- [Job]: Copy from the first line below down to and including the line with "[7.63] * 18". Skip the pictures.

- [Collected data]:
-------
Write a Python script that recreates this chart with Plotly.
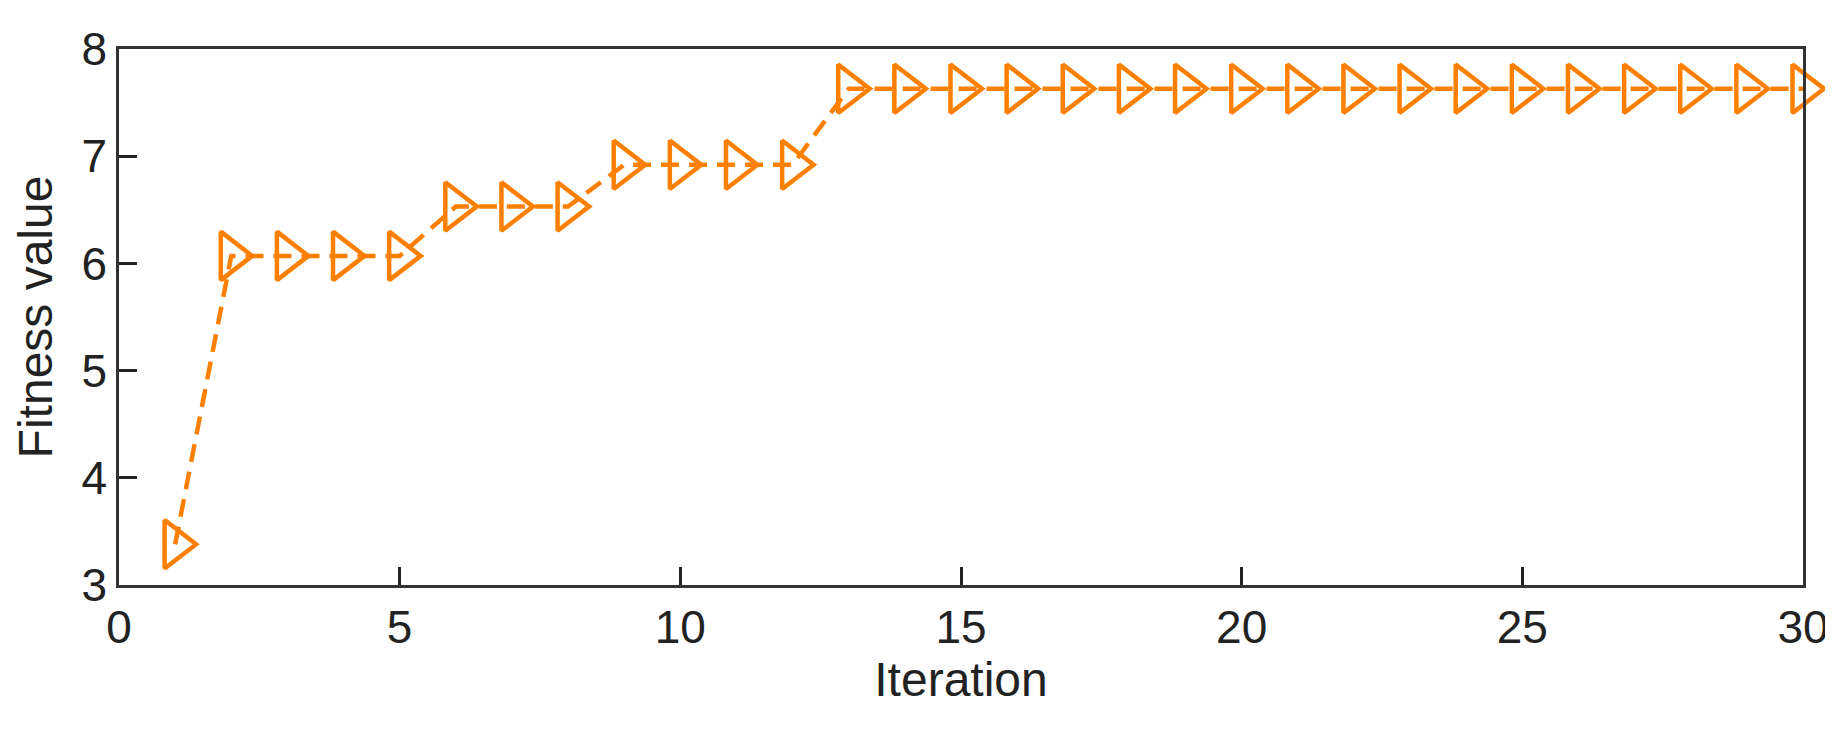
import plotly.graph_objects as go

iteration = list(range(1, 31))
fitness = [3.38, 6.07, 6.07, 6.07, 6.07, 6.53, 6.53, 6.53, 6.92, 6.92, 6.92, 6.92] + [7.63] * 18

fig = go.Figure(go.Scatter(
    x=iteration, y=fitness, mode="lines+markers",
    line=dict(color="#FF8000", width=4.5, dash="18px,10px"),
    marker=dict(symbol="triangle-right-open", size=42, color="#FF8000", line=dict(width=4.5)),
    cliponaxis=False,
))

axis = dict(showline=True, mirror=True, linecolor="#333", linewidth=2.5, ticks="inside",
            ticklen=18, tickwidth=2.5, tickcolor="#222", showgrid=False, zeroline=False,
            tickfont=dict(size=46, color="#222"))
fig.update_xaxes(range=[0, 30], dtick=5, title=dict(text="Iteration", font=dict(size=48, color="#222"), standoff=10), **axis)
fig.update_yaxes(range=[3, 8], dtick=1, title=dict(text="Fitness value", font=dict(size=48, color="#222"), standoff=14), **axis)
fig.update_layout(width=1833, height=738, plot_bgcolor="white", paper_bgcolor="white",
                  font=dict(family="Liberation Sans, Arial"), showlegend=False,
                  margin=dict(l=111, r=38, t=41, b=161))
fig.write_html("out.html")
-------
- [Written answer]:
Write a Python script that recreates this chart with Plotly.
import plotly.graph_objects as go

iteration = list(range(1, 31))
fitness = [3.38, 6.07, 6.07, 6.07, 6.07, 6.53, 6.53, 6.53, 6.92, 6.92, 6.92, 6.92] + [7.63] * 18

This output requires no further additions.